Short exercise
Leaving out all pictures, please print only the lines from the one containing "Convert this chart to D3.js code." through the one containing "const y = d3.scaleLinear().domain([0, 3]).range([487.5, 153.5]);".

Source code of charts
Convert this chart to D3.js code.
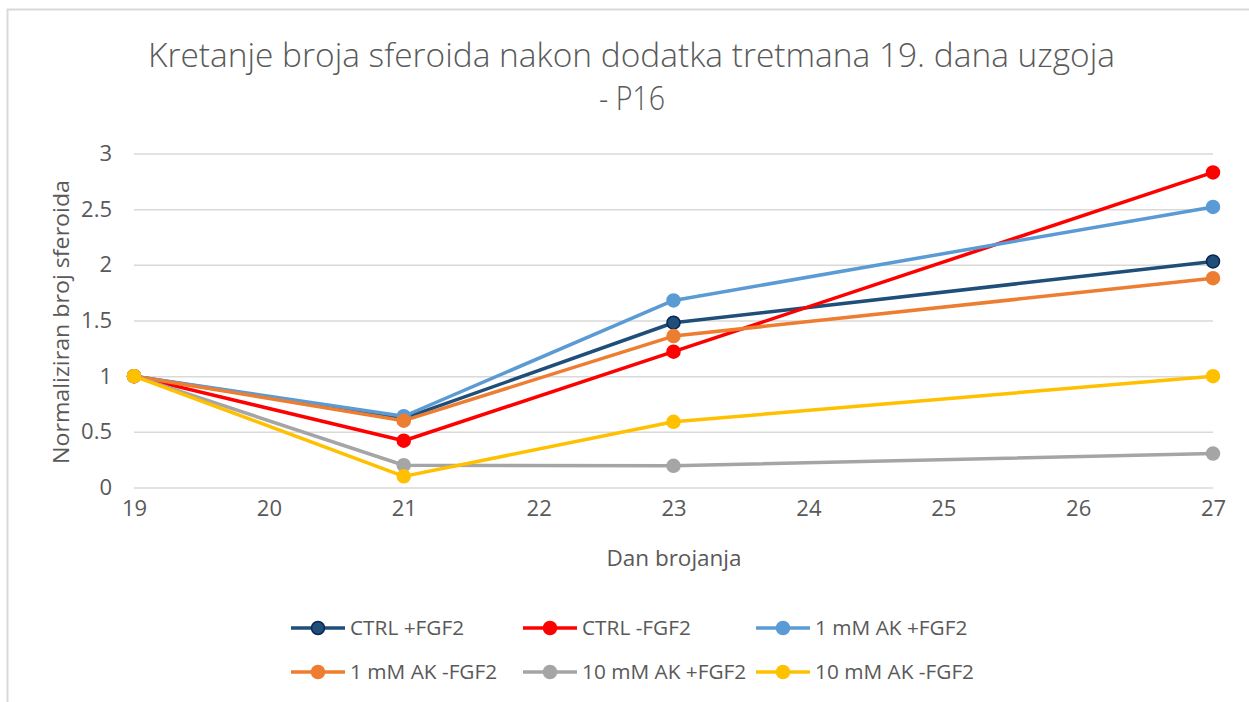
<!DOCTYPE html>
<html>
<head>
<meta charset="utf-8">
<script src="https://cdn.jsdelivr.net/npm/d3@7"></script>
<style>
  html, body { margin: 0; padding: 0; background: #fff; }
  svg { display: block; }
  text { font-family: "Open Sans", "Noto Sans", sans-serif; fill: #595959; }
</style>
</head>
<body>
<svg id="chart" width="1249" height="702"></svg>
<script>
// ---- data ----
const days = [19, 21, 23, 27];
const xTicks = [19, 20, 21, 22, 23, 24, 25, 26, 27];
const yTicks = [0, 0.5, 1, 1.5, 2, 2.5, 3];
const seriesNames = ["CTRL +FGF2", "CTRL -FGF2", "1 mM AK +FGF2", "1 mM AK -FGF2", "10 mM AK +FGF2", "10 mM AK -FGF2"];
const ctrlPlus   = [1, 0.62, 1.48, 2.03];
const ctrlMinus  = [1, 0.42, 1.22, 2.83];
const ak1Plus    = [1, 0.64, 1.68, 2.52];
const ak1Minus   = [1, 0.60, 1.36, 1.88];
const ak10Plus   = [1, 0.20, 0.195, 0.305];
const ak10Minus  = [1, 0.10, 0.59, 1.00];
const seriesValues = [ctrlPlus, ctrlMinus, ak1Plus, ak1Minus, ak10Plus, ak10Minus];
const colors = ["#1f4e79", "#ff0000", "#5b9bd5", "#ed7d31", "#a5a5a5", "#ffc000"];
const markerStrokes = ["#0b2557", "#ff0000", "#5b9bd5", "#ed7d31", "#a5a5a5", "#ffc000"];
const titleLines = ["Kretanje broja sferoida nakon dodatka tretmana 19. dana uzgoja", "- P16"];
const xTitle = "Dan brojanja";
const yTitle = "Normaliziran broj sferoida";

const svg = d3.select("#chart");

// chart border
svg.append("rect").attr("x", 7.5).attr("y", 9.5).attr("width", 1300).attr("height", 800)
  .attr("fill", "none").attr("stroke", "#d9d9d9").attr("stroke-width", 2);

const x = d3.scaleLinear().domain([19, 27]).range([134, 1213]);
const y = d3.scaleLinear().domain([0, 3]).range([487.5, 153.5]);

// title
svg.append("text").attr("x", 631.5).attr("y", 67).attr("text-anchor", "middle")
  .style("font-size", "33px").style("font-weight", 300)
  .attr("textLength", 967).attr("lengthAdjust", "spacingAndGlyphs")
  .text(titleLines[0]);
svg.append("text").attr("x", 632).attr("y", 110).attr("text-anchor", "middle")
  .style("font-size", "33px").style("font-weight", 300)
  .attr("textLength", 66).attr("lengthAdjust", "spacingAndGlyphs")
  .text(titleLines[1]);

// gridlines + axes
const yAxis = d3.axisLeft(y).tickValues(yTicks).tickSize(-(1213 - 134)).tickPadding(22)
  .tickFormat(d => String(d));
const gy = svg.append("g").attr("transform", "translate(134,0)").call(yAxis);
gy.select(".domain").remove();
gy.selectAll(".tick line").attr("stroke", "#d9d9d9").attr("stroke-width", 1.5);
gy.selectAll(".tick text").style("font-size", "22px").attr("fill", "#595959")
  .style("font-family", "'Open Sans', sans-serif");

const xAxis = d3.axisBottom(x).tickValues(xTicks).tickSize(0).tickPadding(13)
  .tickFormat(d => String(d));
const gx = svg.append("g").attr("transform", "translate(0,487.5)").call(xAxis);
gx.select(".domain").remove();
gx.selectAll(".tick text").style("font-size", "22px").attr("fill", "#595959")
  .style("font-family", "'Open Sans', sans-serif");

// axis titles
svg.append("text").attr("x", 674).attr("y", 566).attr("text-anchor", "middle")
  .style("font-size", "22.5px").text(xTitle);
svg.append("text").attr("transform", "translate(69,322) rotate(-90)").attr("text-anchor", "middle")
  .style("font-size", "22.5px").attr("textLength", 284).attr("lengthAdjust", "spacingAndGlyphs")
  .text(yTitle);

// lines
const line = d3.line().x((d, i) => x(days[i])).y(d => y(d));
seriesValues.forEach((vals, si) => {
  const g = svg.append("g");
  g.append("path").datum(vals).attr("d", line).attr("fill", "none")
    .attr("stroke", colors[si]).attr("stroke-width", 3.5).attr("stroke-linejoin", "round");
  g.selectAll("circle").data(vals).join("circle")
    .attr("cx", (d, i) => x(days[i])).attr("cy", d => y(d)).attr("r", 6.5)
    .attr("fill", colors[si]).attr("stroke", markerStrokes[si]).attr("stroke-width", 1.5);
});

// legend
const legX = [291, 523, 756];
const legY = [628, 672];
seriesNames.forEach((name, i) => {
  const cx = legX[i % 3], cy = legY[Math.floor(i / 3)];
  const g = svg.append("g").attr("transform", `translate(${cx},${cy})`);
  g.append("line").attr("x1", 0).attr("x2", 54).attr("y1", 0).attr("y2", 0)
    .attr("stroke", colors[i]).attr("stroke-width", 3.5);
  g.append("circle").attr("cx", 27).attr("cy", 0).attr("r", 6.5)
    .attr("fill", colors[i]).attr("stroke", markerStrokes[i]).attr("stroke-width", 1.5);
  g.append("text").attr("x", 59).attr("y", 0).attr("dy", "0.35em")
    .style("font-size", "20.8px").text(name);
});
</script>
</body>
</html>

...

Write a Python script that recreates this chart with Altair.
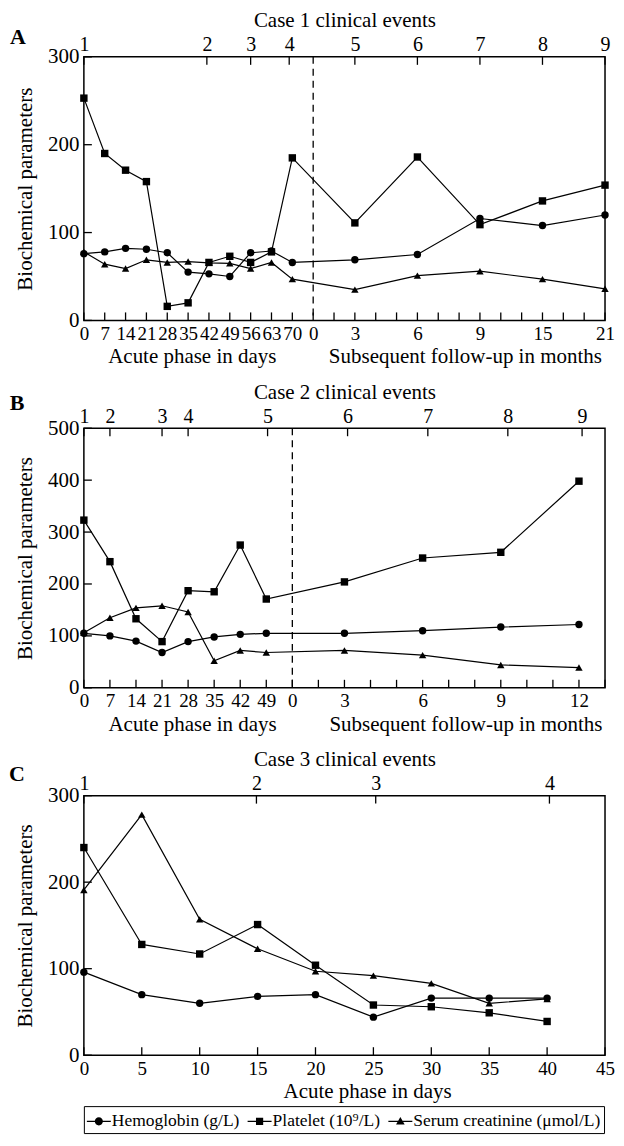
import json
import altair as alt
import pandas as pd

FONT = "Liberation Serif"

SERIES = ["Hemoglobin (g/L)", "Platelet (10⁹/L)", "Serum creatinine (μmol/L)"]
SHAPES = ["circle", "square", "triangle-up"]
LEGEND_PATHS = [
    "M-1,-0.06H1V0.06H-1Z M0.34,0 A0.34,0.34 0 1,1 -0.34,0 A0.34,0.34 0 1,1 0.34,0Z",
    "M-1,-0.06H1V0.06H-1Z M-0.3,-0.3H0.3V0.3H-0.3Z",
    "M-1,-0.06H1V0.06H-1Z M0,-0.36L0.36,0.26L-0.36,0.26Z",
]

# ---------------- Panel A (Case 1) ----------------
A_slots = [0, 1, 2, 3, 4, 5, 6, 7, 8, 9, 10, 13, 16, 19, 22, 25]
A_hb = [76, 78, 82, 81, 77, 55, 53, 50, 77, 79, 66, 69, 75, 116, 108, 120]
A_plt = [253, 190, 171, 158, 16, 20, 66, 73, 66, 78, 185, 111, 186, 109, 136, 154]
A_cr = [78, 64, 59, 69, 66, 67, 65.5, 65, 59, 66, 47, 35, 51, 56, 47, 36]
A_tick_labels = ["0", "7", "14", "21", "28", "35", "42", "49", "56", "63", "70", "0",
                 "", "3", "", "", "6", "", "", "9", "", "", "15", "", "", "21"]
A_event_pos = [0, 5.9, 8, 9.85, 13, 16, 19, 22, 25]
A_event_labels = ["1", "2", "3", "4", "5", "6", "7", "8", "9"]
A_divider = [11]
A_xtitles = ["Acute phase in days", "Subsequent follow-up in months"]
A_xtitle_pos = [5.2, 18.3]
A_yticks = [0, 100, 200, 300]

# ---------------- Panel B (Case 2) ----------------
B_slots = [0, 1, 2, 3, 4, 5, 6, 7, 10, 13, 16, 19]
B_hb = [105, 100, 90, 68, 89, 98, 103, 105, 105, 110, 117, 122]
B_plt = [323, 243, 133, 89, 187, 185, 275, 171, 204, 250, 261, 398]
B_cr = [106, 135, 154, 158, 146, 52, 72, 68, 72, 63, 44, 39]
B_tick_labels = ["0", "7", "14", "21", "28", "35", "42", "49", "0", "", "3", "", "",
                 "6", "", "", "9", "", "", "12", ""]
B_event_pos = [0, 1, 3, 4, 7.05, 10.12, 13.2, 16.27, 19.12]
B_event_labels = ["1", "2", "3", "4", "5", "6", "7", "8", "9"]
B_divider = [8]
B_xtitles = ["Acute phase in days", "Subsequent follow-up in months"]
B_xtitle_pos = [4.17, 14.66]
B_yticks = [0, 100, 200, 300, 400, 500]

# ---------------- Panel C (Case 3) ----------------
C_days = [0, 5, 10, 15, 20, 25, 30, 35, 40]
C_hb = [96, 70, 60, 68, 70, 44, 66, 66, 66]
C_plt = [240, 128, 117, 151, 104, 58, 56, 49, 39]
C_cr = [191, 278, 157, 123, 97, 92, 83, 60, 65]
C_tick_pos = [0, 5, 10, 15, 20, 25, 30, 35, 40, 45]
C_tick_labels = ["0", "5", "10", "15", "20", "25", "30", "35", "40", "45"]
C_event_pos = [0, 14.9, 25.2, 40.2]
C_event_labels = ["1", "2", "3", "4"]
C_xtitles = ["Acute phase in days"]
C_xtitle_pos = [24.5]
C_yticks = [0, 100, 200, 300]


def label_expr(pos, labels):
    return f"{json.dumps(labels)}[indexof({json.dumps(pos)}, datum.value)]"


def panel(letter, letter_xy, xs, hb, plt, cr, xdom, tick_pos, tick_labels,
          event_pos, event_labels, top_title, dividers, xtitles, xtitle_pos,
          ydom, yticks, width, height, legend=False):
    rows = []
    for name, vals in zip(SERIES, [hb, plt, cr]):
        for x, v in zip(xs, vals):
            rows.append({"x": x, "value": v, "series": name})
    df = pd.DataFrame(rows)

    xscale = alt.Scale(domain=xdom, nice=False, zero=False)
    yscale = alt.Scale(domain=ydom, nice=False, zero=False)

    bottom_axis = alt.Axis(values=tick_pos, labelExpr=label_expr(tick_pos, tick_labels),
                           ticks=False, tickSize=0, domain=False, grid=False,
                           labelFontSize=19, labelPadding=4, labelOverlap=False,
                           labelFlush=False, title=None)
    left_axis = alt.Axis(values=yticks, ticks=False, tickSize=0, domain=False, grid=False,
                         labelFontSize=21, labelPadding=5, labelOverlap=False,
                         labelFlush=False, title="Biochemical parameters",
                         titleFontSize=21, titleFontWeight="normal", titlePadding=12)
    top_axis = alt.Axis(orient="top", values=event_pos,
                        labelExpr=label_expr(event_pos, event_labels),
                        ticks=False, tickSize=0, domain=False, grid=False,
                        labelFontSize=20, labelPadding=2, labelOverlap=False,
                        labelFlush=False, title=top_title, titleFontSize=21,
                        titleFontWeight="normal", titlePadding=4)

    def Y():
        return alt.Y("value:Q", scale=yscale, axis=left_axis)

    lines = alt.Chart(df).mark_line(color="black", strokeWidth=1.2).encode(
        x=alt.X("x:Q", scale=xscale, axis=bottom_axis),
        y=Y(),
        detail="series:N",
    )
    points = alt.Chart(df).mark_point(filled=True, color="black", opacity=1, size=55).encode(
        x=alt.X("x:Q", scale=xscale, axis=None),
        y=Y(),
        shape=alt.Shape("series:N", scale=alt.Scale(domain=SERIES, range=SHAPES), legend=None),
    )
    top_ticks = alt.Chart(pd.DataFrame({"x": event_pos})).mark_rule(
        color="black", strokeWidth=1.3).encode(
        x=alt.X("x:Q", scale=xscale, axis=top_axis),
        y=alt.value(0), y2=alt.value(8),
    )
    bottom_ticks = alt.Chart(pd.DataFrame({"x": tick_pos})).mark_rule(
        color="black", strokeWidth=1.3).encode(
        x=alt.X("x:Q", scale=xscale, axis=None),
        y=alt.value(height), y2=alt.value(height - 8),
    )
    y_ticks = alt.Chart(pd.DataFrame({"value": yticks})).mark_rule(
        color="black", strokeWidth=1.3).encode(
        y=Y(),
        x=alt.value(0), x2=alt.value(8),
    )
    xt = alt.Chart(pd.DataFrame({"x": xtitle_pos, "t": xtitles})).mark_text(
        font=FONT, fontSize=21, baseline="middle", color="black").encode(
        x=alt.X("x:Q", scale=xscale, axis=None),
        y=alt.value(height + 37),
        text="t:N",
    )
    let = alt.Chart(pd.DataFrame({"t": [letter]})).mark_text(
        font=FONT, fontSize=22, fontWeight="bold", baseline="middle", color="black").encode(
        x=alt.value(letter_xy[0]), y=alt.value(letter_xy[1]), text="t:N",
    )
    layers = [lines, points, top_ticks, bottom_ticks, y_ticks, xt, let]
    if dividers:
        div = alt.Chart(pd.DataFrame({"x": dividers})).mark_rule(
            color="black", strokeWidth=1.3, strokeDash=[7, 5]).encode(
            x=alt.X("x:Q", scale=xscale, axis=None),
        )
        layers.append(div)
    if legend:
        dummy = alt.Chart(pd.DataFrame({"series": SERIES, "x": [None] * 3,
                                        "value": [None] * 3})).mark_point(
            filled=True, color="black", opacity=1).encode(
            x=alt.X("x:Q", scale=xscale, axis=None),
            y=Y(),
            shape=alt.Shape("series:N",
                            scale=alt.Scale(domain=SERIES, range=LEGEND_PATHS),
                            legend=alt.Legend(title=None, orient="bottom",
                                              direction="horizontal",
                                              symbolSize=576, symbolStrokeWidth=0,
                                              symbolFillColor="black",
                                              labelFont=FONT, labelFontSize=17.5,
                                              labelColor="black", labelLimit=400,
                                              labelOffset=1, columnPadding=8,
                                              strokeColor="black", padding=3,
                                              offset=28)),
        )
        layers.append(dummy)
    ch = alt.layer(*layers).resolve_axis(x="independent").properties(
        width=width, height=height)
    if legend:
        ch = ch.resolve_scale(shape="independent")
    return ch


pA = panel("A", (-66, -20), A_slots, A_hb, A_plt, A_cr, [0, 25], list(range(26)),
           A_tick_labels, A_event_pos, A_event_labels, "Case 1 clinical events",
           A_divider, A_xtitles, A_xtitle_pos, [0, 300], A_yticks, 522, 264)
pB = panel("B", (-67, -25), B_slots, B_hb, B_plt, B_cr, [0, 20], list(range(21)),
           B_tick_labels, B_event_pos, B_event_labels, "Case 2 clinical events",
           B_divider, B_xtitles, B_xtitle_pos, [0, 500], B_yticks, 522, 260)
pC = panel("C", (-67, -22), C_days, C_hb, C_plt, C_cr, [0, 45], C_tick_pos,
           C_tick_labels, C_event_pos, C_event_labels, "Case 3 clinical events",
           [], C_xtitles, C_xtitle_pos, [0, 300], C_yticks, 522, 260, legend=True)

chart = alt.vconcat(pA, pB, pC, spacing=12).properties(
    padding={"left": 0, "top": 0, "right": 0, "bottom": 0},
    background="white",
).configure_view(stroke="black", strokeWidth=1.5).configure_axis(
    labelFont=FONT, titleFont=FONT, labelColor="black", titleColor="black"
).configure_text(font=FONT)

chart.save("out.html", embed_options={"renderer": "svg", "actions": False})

Answer to this task
Convert this chart to D3.js code.
<!DOCTYPE html>
<html>
<head>
<meta charset="utf-8">
<script src="https://cdn.jsdelivr.net/npm/d3@7"></script>
<style>
  html, body { margin: 0; padding: 0; background: #fff; }
  svg { display: block; }
  text { font-family: "Open Sans", "Noto Sans", sans-serif; fill: #595959; }
</style>
</head>
<body>
<svg id="chart" width="1249" height="702"></svg>
<script>
// ---- data ----
const days = [19, 21, 23, 27];
const xTicks = [19, 20, 21, 22, 23, 24, 25, 26, 27];
const yTicks = [0, 0.5, 1, 1.5, 2, 2.5, 3];
const seriesNames = ["CTRL +FGF2", "CTRL -FGF2", "1 mM AK +FGF2", "1 mM AK -FGF2", "10 mM AK +FGF2", "10 mM AK -FGF2"];
const ctrlPlus   = [1, 0.62, 1.48, 2.03];
const ctrlMinus  = [1, 0.42, 1.22, 2.83];
const ak1Plus    = [1, 0.64, 1.68, 2.52];
const ak1Minus   = [1, 0.60, 1.36, 1.88];
const ak10Plus   = [1, 0.20, 0.195, 0.305];
const ak10Minus  = [1, 0.10, 0.59, 1.00];
const seriesValues = [ctrlPlus, ctrlMinus, ak1Plus, ak1Minus, ak10Plus, ak10Minus];
const colors = ["#1f4e79", "#ff0000", "#5b9bd5", "#ed7d31", "#a5a5a5", "#ffc000"];
const markerStrokes = ["#0b2557", "#ff0000", "#5b9bd5", "#ed7d31", "#a5a5a5", "#ffc000"];
const titleLines = ["Kretanje broja sferoida nakon dodatka tretmana 19. dana uzgoja", "- P16"];
const xTitle = "Dan brojanja";
const yTitle = "Normaliziran broj sferoida";

const svg = d3.select("#chart");

// chart border
svg.append("rect").attr("x", 7.5).attr("y", 9.5).attr("width", 1300).attr("height", 800)
  .attr("fill", "none").attr("stroke", "#d9d9d9").attr("stroke-width", 2);

const x = d3.scaleLinear().domain([19, 27]).range([134, 1213]);
const y = d3.scaleLinear().domain([0, 3]).range([487.5, 153.5]);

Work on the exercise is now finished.